The interesting thing about Saul is that his sin was not one giant mishap, but a culmination of smaller sins. Saul is a man who in increments turned away from the Lord. Some examples:
· Saul was in Gilgal and he offered sacrifices when he was told to wait on the Lord – for the Prophet
· He was told to not spare any of the Amalakites or their cattle – he spares Agag and keeps the choice cattle
These might not seem like big things to us, but it was these little acts of disobedience that hardened Saul's heart to the Lord. Step by step he became desensitized to sin and his heart became rebellious.
We need to take note of this because the same thing can happen to us. One little compromise leads to another, and another, until slowly our heart becomes desensitized. It becomes harder to discern the voice of the Lord or to recognize the truth in our lives. It can take many small steps until a person wakes up one day thinking, how did I end up here?

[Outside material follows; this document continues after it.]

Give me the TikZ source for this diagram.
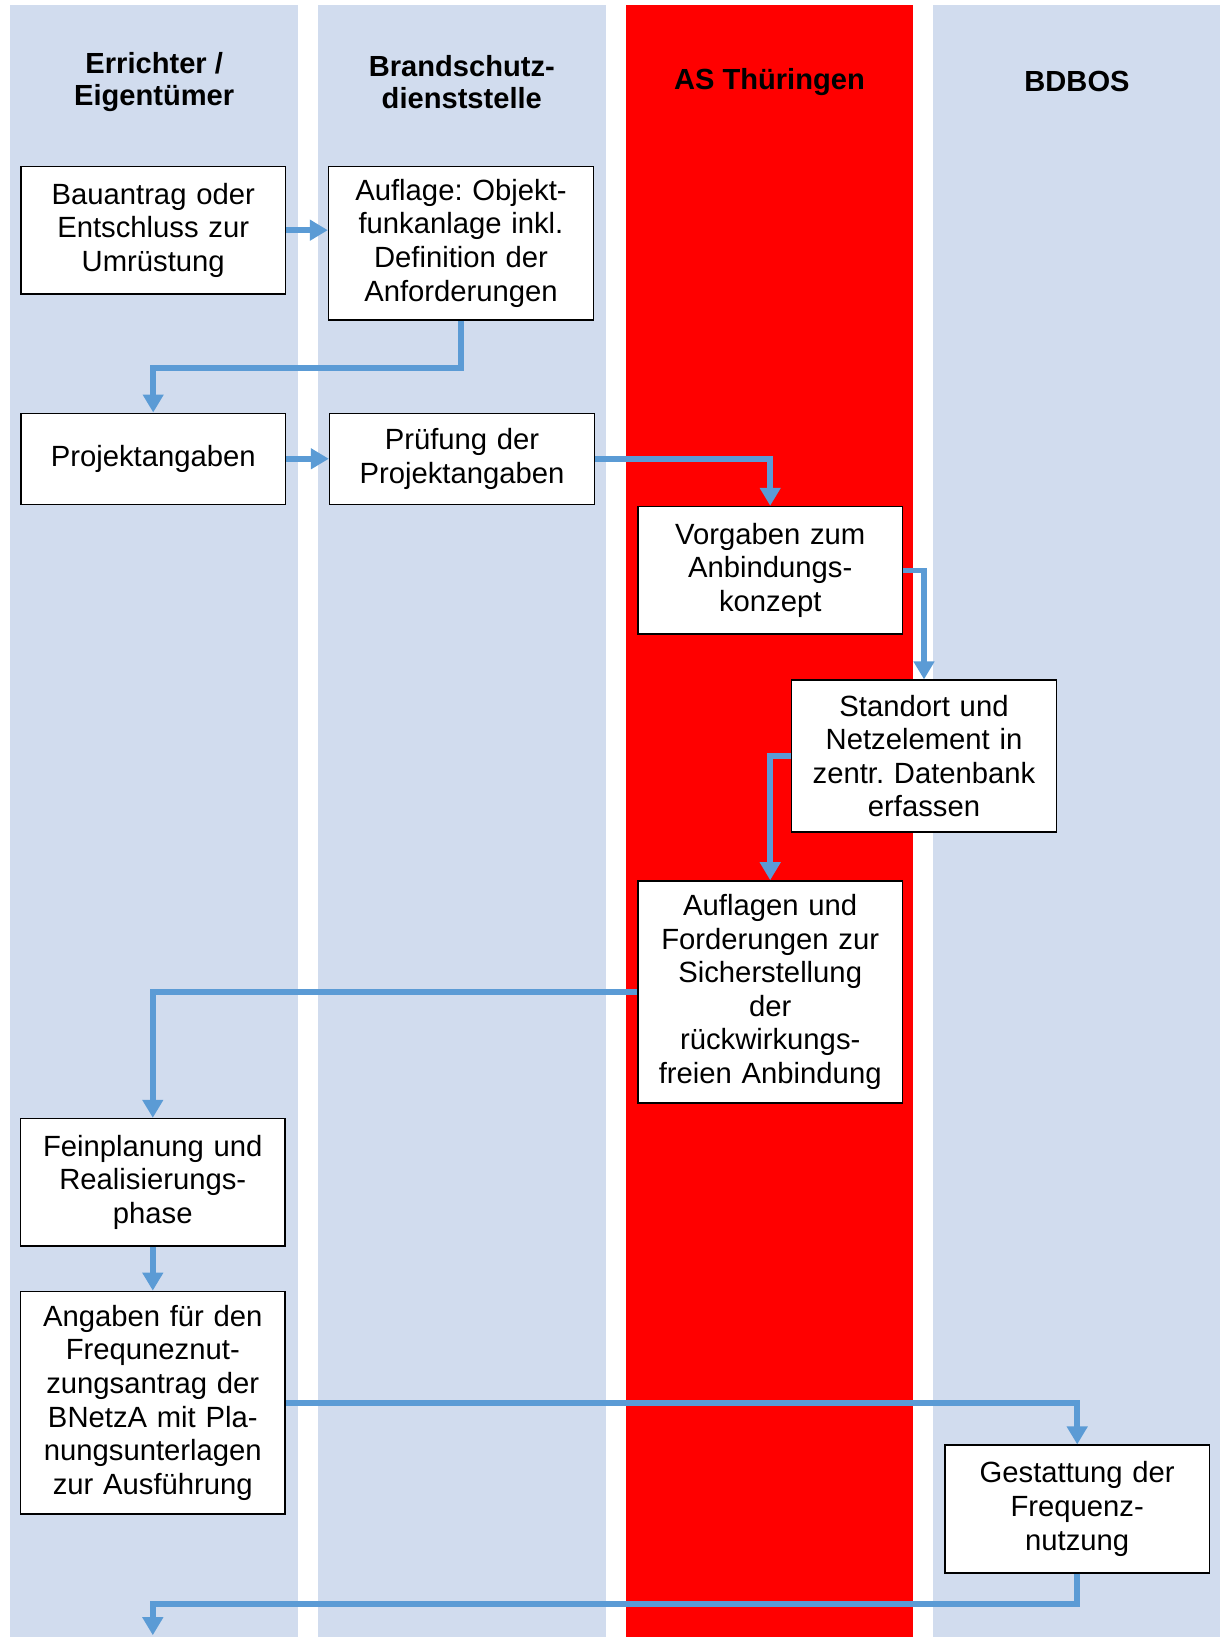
\documentclass[tikz,border=0pt]{standalone}
\usepackage{fontspec}
\setmainfont{Liberation Sans}
\usetikzlibrary{arrows.meta}
\frenchspacing

\definecolor{lanegray}{RGB}{209,220,238}
\definecolor{asred}{RGB}{255,0,0}
\definecolor{flowblue}{RGB}{91,155,213}

\tikzset{
  schritt/.style={draw=black, line width=1.1pt, fill=white, align=center,
    text width=6.3cm, minimum width=6.62cm, inner sep=0pt,
    font=\fontsize{20.8}{23.9}\selectfont},
  kopf/.style={align=center, font=\fontsize{20.7}{22.3}\selectfont\bfseries},
  fluss/.style={draw=flowblue, line width=3.9pt,
    -{Triangle[width=0.5cm,length=0.45cm]}},
}

\begin{document}
\begin{tikzpicture}
    \useasboundingbox (0, 0) rectangle (30.475, 41);
    % Bahnen
    \foreach \i/\farbe in {0/lanegray, 1/lanegray, 2/asred, 3/lanegray}
        \fill[\farbe] (0.26 + 7.69*\i, 0.075) rectangle ++(7.19, 40.8);

    \node[kopf] (errichter) at (3.855, 38.95) {Errichter /\\Eigentümer};
    \node[kopf] (brandschutz) at (11.545, 38.95) {Brandschutz-\\dienststelle};
    \node[kopf] (as) at (19.235, 38.95) {AS Thüringen};
    \node[kopf] (bdbos) at (26.925, 38.95) {BDBOS};

    % Schritte
    \node[schritt, minimum height=3.19cm] (bauantrag) at (3.83, 35.245) {Bauantrag oder\\Entschluss zur\\Umrüstung};
    \node[schritt, minimum height=3.845cm] (auflage) at (11.525, 34.92) {Auflage: Objekt-\\funkanlage inkl.\\Definition der\\Anforderungen};
    \node[schritt, minimum height=2.275cm] (projekt) at (3.83, 29.53) {Projektangaben};
    \node[schritt, minimum height=2.275cm] (pruefung) at (11.55, 29.53) {Prüfung der\\Projektangaben};
    \node[schritt, minimum height=3.19cm] (vorgaben) at (19.255, 26.74) {Vorgaben zum\\Anbindungs-\\konzept};
    \node[schritt, minimum height=3.79cm] (standort) at (23.1, 22.1) {Standort und\\Netzelement in\\zentr. Datenbank\\erfassen};
    \node[schritt, minimum height=5.55cm] (auflagen) at (19.255, 16.2) {Auflagen und\\Forderungen zur\\Sicherstellung\\der\\rückwirkungs-\\freien Anbindung};
    \node[schritt, minimum height=3.19cm] (feinplanung) at (3.82, 11.44) {Feinplanung und\\Realisierungs-\\phase};
    \node[schritt, minimum height=5.57cm] (angaben) at (3.82, 5.93) {Angaben für den\\Frequneznut-\\zungsantrag der\\BNetzA mit Pla-\\nungsunterlagen\\zur Ausführung};
    \node[schritt, minimum height=3.19cm] (gestattung) at (26.93, 3.275) {Gestattung der\\Frequenz-\\nutzung};
    \coordinate (ende) at (3.82, 0.12);

    % Verbindungen
    \draw[fluss] (bauantrag.east) -- (bauantrag.east -| auflage.west);
    \draw[fluss] (auflage.south) -- ++(0, -1.18) -| (projekt.north);
    \draw[fluss] (projekt.east) -- (projekt.east -| pruefung.west);
    \draw[fluss] (pruefung.east) -| (vorgaben.north);
    \draw[fluss] (vorgaben.east) -| (standort.north);
    \draw[fluss] (standort.west) -| (auflagen.north);
    \draw[fluss] (auflagen.west) -| (feinplanung.north);
    \draw[fluss] (feinplanung) -- (angaben);
    \draw[fluss] (angaben.east) -| (gestattung.north);
    \draw[fluss] (gestattung.south) -- ++(0, -0.755) -| (ende);
\end{tikzpicture}
\end{document}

This chapter really made me think about all the small things that happen in our everyday life that could lead us astray. What may seem like trivial decisions could have lasting effects. What if I decided to stay in bed all day instead of getting up and going to work or doing my chores? One time might not be the end of my spiritual life, but after making that decision once I might be inclined to do it again, and again, and eventually I have created a habit that leads to idleness and laziness. Two things that God hates and Satan loves!
I know it sounds extreme, but once the compromise is made, it is easier to start compromising in other parts of your life too. Do I really need to say my prayers every day; the Lord knows what's in my heart. I don't really need to take the time to verbalize my prayers. Can you see where this would lead?
The saddest part is, I think that at any point along the way, had Saul repented to God and asked for forgiveness, he could have had an entirely different ending.
Just as we fall into the pattern of desensitization step by step the Lord has provided a way for us to get out of our spiritual decline step by step. It is called repentance and it should be an everyday process in our lives.
We might not be able to control how or when our life ends, but we can control what our relationship with God will be at that moment. It doesn't come in one huge moment, but step by step over time.